The agency proposed a total renewable fuel volume of 19.88 billion gallons (BG), of which 4.88 BG is advanced biofuel, including 381 million gallons of cellulosic biofuel. That leaves, on paper, a 15 BG requirement for conventional renewable fuels like corn ethanol.
National Corn Growers Association President and North Dakota farmer Kevin Skunes issued the following statement:
“For corn farmers, what’s not included in EPA’s proposed rule says more than what’s included.
“It is encouraging that EPA is following Congressional intent and proposing some growth in the RFS volumes and continuing to propose an implied 15-billion-gallon volume for conventional ethanol. However, by continuing to allow retroactive exemptions to refineries, EPA will undercut the volumes in this rule, rendering the proposed blending levels meaningless. Furthermore, the proposed rule states that EPA will not consider comments on how small refinery exemptions are accounted for.
“EPA also had an opportunity to propose a remedy for the 1.6 billion gallons the agency has retroactively waived from the 2016 and 2017 volume requirements over the past year. NCGA believes that if EPA is going to grant retroactive waivers to cut volume requirements for certain refineries, then EPA must also reallocate those gallons to others, so the obligation to blend renewable fuels is not lost.
“Every gallon of renewable fuel blending waived by EPA reduces the clean air benefits of the RFS and costs consumers choice and money at the pump, particularly today when ethanol is considerably less expensive than gasoline. EPA is also missing an opportunity to propose the removal of the outdated regulatory barrier limiting year-round sales of ethanol blends greater than 10 percent, such as E15.

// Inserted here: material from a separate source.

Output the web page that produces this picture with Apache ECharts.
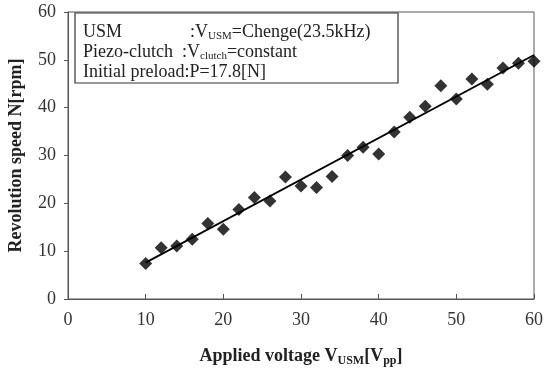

“America’s farmers are experiencing their lowest net farm incomes since 2006, along with the increasing threat of a trade war. The EPA can provide more certainty to farmers by addressing the gallons already exempted, spelling out how future exemptions will be handled to ensure waived gallons are reallocated and moving forward with a stronger RFS that supports America’s farmers and their rural communities.”